# F-16 For A Friend !



## wll (Oct 4, 2014)

Just made this F-16 for a friend.

The first pic is what the sling looks like, The forks are turned around and a gypsy tie is used for securing the tubes with a tube stopper. The band must be pulled thru when stretched a lot so they can pass thru the very small hole.










I drilled out the top of the handle so lead or steel balls of 3/8" dia can be stored in the grip using a stopper in the hole so ammo wont fall out.










The last pics are of the tube attachment, a front and rear pic. The attachment may be taken apart very quickly by removing the rubber band and unwinding the thin nylon cord. These pics give a close up view of the gypsy tie and the small piece of paracord used.



















I left the handle on this sling as my friend is from Central America and he always used the hammer grip when he was growing up hunting for rabbits, iguanas and the like. I put tubing over the wire frame so if he does go to another style of shooting the rubber covered forks will feel comfortable.

wll


----------



## Blue Raja (Feb 10, 2016)

Great mods! Your friend is very fortunate


----------



## MakoPat (Mar 12, 2018)

That is simple & genius. I bet he is going to love it.


----------



## Blue Raja (Feb 10, 2016)

In the top photo, it looks like 2 or 3 turns of twine around the top of the grip. Is that part of a lanyard? Also what are you using for the top and bottom of the rubber fork tube coverings to obtain that nice finish? It shows up as darker shiny material in the photos.

Thanks!


----------



## wll (Oct 4, 2014)

Here is the ammo hole plugged with a folded piece of tubing. Inside are 35 steel 3/8 balls. I told him do not use these unless for an emergency as he has no idea where to get the steel ammo and is not a real serious slingshot guy ..yet ..LOL, LOL, LOL.., he will be shooting marbles most of the time.He does wear shooting glasses as he had issues back in Mexico and learned his lesson..










wll


----------



## wll (Oct 4, 2014)

Blue Raja said:


> In the top photo, it looks like 2 or 3 turns of twine around the top of the grip. Is that part of a lanyard? Also what are you using for the top and bottom of the rubber fork tube coverings to obtain that nice finish? It shows up as darker shiny material in the photos.
> 
> Thanks!


No, that is not twine, it is a few small hair bands that I use to wrap around the fork attachment as seen in those last two photos.. This keeps the wrap tight, yet I can undo it if need be other attachment methods. I put a few extra bands on his handle so he has a few in case he may need them for replacement. These little bands are very tough. Here is a pic of the little bag they come in ...They sell for about .99c per bag at your local beauty store.

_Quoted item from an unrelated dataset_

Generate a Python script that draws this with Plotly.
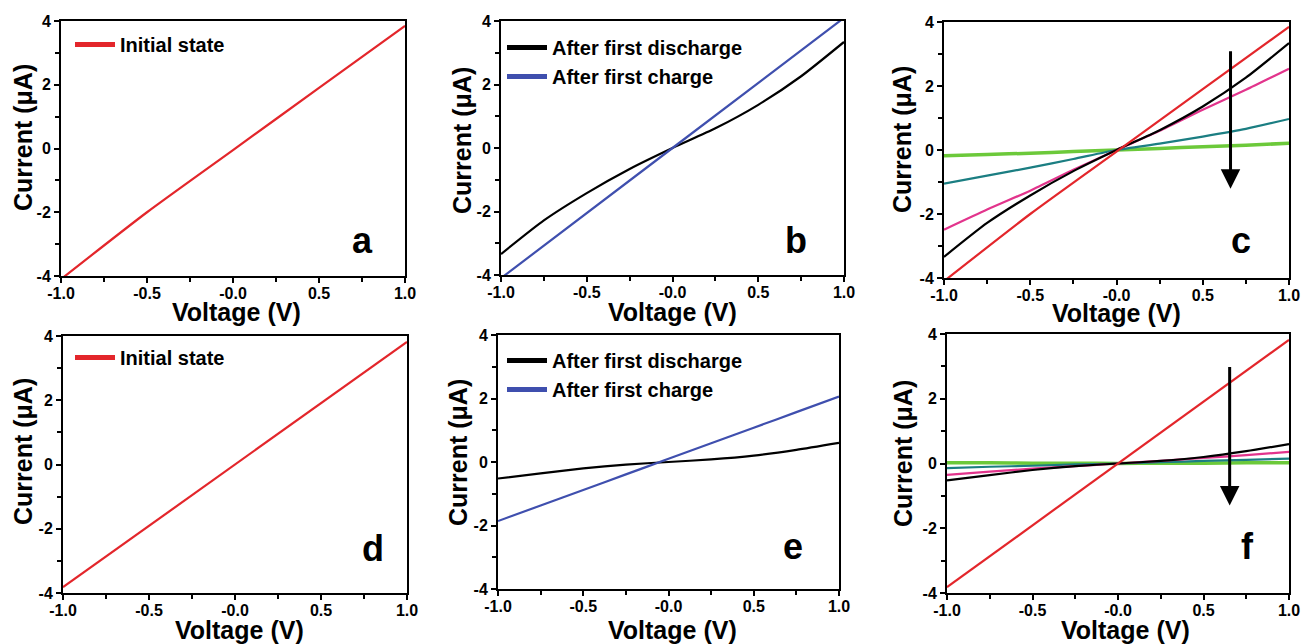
import plotly.graph_objects as go

# ---------------- data ----------------
V5 = [-1.0, -0.5, 0.0, 0.5, 1.0]
V9 = [-1.0, -0.75, -0.5, -0.25, 0.0, 0.25, 0.5, 0.75, 1.0]
V3 = [-1.0, 0.0, 1.0]
V2 = [-1.0, 1.0]

# panel a / c : initial state (top row)
init_top = [-4.1, -2.0, -0.05, 1.9, 3.85]
# panel b / c : after first discharge (top row)
dis_top = [-3.34, -2.28, -1.42, -0.66, 0.0, 0.62, 1.36, 2.26, 3.34]
# panel b : after first charge (top row)
chg_top = [-4.1, 0.0, 4.1]
# panel c : further cycles
c_mag = [-2.49, -1.86, -1.27, -0.62, 0.0, 0.6, 1.26, 1.88, 2.54]
c_teal = [-1.05, -0.8, -0.55, -0.28, 0.0, 0.2, 0.42, 0.66, 0.97]
c_green = [-0.18, -0.14, -0.1, -0.05, 0.0, 0.05, 0.1, 0.15, 0.21]

# panel d / f : initial state (bottom row)
init_bot = [-3.82, 3.82]
# panel e / f : after first discharge (bottom row)
dis_bot = [-0.52, -0.36, -0.2, -0.08, 0.0, 0.08, 0.2, 0.38, 0.6]
# panel e : after first charge (bottom row)
chg_bot = [-1.86, -1.37, -0.88, -0.39, 0.1, 0.59, 1.08, 1.57, 2.06]
# panel f : further cycles
f_mag = [-0.35, -0.25, -0.16, -0.08, 0.0, 0.08, 0.17, 0.26, 0.36]
f_teal = [-0.14, -0.1, -0.07, -0.03, 0.0, 0.04, 0.08, 0.11, 0.15]
f_green = [0.02, 0.02, 0.01, 0.01, 0.0, 0.01, 0.01, 0.02, 0.02]

x_tickvals = [-1.0, -0.5, 0.0, 0.5, 1.0]
x_ticktext = ["-1.0", "-0.5", "-0.0", "0.5", "1.0"]
y_tickvals = [-4, -2, 0, 2, 4]
y_ticktext = ["-4", "-2", "0", "2", "4"]
x_title = "Voltage (V)"
y_title = "Current (μA)"

panel_letters = ["a", "b", "c", "d", "e", "f"]
letter_pos = [(0.75, -2.9), (0.72, -2.9), (0.72, -2.83), (0.8, -2.6), (0.73, -2.65), (0.76, -2.55)]
arrow_c = (0.661, 3.13, -1.21)
arrow_f = (0.653, 3.03, -1.3)

# ---------------- style ----------------
RED = "#e3262b"
BLACK = "#000000"
BLUE = "#3f4fae"
MAGENTA = "#e2348c"
TEAL = "#1b7e82"
GREEN = "#6cc93a"
FONT = "Liberation Sans"

W, H = 1303, 644
# plot-area pixel boxes (left, right, top, bottom)
boxes = [
    (61, 405, 21, 276),
    (501, 844, 21, 275),
    (944, 1289, 22, 278),
    (63, 407, 336, 593),
    (498, 839, 335, 589),
    (947, 1289, 334, 593),
]
# axis-title centres in pixels: (x-title x, x-title y, y-title x, y-title y)
title_px = [
    (236, 312, 23, 138),
    (672, 312, 462, 140),
    (1116, 313, 902, 140),
    (239, 630, 23, 452),
    (672, 630, 458, 453),
    (1125, 630, 903, 454),
]
# legend anchor positions in pixels (left, top)
legend_px = [(70, 25), (502, 28), (70, 338), (502, 341)]

fig = go.Figure()

def add_line(i, x, y, color, width=2.2, name=None, legend=None):
    sfx = "" if i == 1 else str(i)
    fig.add_trace(go.Scatter(x=x, y=y, mode="lines",
                             line=dict(color=color, width=width, shape="spline", smoothing=0.6),
                             xaxis="x" + sfx, yaxis="y" + sfx, showlegend=False,
                             hoverinfo="skip"))
    if name is not None:
        fig.add_trace(go.Scatter(x=[None], y=[None], mode="lines", line=dict(color=color, width=5),
                                 xaxis="x" + sfx, yaxis="y" + sfx, name=name, legend=legend,
                                 showlegend=True))

# a
add_line(1, V5, init_top, RED, name="Initial state", legend="legend")
# b
add_line(2, V9, dis_top, BLACK, name="After first discharge", legend="legend2")
add_line(2, V3, chg_top, BLUE, name="After first charge", legend="legend2")
# c
add_line(3, V9, c_green, GREEN, width=3.5)
add_line(3, V9, c_teal, TEAL)
add_line(3, V9, c_mag, MAGENTA)
add_line(3, V9, dis_top, BLACK)
add_line(3, V5, init_top, RED)
# d
add_line(4, V2, init_bot, RED, name="Initial state", legend="legend3")
# e
add_line(5, V9, dis_bot, BLACK, name="After first discharge", legend="legend4")
add_line(5, V9, chg_bot, BLUE, name="After first charge", legend="legend4")
# f
add_line(6, V9, f_green, GREEN, width=3.5)
add_line(6, V9, f_teal, TEAL)
add_line(6, V9, f_mag, MAGENTA)
add_line(6, V9, dis_bot, BLACK)
add_line(6, V2, init_bot, RED)

layout = dict(width=W, height=H, margin=dict(l=0, r=0, t=0, b=0, autoexpand=False),
              paper_bgcolor="white", plot_bgcolor="white",
              font=dict(family=FONT, color="black"))

tickfont = dict(family=FONT, size=16, color="black", weight="bold")
titlefont = dict(family=FONT, size=25, color="black", weight="bold")

annotations = []
for k, (l, r, t, b) in enumerate(boxes):
    i = k + 1
    sfx = "" if i == 1 else str(i)
    xd = [l / W, r / W]
    yd = [1 - b / H, 1 - t / H]
    layout["xaxis" + sfx] = dict(
        domain=xd, range=[-1, 1], anchor="y" + sfx, automargin=False,
        tickmode="array", tickvals=x_tickvals, ticktext=x_ticktext,
        ticks="outside", ticklen=5, tickwidth=2, tickcolor="black", ticklabelstandoff=-3,
        minor=dict(tickmode="linear", tick0=-1, dtick=0.25, ticks="outside", ticklen=4,
                   tickwidth=2, tickcolor="black", showgrid=False),
        showline=True, linewidth=2, linecolor="black", mirror=True,
        showgrid=False, zeroline=False, tickfont=tickfont,
    )
    layout["yaxis" + sfx] = dict(
        domain=yd, range=[-4, 4], anchor="x" + sfx, automargin=False,
        tickmode="array", tickvals=y_tickvals, ticktext=y_ticktext,
        ticks="outside", ticklen=5, tickwidth=2, tickcolor="black",
        minor=dict(tickmode="linear", tick0=-4, dtick=1, ticks="outside", ticklen=4,
                   tickwidth=2, tickcolor="black", showgrid=False),
        showline=True, linewidth=2, linecolor="black", mirror=True,
        showgrid=False, zeroline=False, tickfont=tickfont,
    )
    xtx, xty, ytx, yty = title_px[k]
    annotations.append(dict(text=x_title, x=xtx / W, y=1 - xty / H, xref="paper", yref="paper",
                            xanchor="center", yanchor="middle", showarrow=False, font=titlefont))
    annotations.append(dict(text=y_title, x=ytx / W, y=1 - yty / H, xref="paper", yref="paper",
                            xanchor="center", yanchor="middle", showarrow=False, font=titlefont,
                            textangle=-90))
    lx, ly = letter_pos[k]
    annotations.append(dict(text=panel_letters[k], x=lx, y=ly, xref="x" + sfx, yref="y" + sfx,
                            showarrow=False, font=dict(family=FONT, size=36, color="black",
                                                       weight="bold")))

for i, (ax_x, y0, y1) in ((3, arrow_c), (6, arrow_f)):
    sfx = str(i)
    annotations.append(dict(x=ax_x, y=y1, ax=ax_x, ay=y0, xref="x" + sfx, yref="y" + sfx,
                            axref="x" + sfx, ayref="y" + sfx, text="", showarrow=True,
                            arrowhead=2, arrowsize=1.3, arrowwidth=3, arrowcolor="black"))
layout["annotations"] = annotations

legfont = dict(family=FONT, size=20, color="black", weight="bold")
def leg(px, py):
    return dict(x=px / W, y=1 - py / H, xanchor="left", yanchor="top", font=legfont,
                bgcolor="rgba(0,0,0,0)", borderwidth=0, tracegroupgap=0, itemwidth=40)

for name, (px, py) in zip(["legend", "legend2", "legend3", "legend4"], legend_px):
    layout[name] = leg(px, py)
layout["showlegend"] = True

fig.update_layout(**layout)
fig.write_html("out.html", config={"displayModeBar": False},
               post_script="document.body.style.margin='0';")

On the top and bottom of the tube covering the frame is a 3/8 dia soft rubber/plastic cap that I bought at eBay. A 1/4" hole is punched in the bottom so the cap fits over the fork and then over the tubing making the end product look very professional.

wll


----------



## SLING-N-SHOT (Jun 5, 2018)

nice job on the F-16, LUCKY friend you have there, lol.


----------



## MikeyLikesIt (Oct 19, 2018)

You set him up real nice. He's gonna love that when he gets ahold of it. I'd never heard of people eating iguana before. I wonder if it tastes like alligator...


----------



## wll (Oct 4, 2014)

MikeyLikesIt said:


> You set him up real nice. He's gonna love that when he gets ahold of it. I'd never heard of people eating iguana before. I wonder if it tastes like alligator...


He says he doesn't like it much, but when he was young and had NO money he had to do what he had to do.

Said they are very tough to kill with a slingshot, most of the time he hit them hard till they fell from the trees and ran up to them as fast as he could and clubbed them .. he said they are tough critters.

They skinned 'um and ate the body muscles, said the tail you couldn't eat.

wll


----------



## MOJAVE MO (Apr 11, 2018)

Bravo! The thrill of a modified Daisy F16!

Sent from my SM-G965U using Tapatalk


----------



## hoggy (Apr 17, 2017)

SWEET. what a lucky friend you have.


----------



## Ibojoe (Mar 13, 2016)

Very clean work. Looks very nice. He’s gonna love it!


----------



## SLINGDUDE (Aug 15, 2018)

Great mods! Thanks for sharing and your friend is gonna love it I'm sure.


----------



## Blue Raja (Feb 10, 2016)

MikeyLikesIt said:


> You set him up real nice. He's gonna love that when he gets ahold of it. I'd never heard of people eating iguana before. I wonder if it tastes like alligator...


or possibly chicken?


----------



## Blue Raja (Feb 10, 2016)

Thanks for the info, Wii. Very cool mod.


----------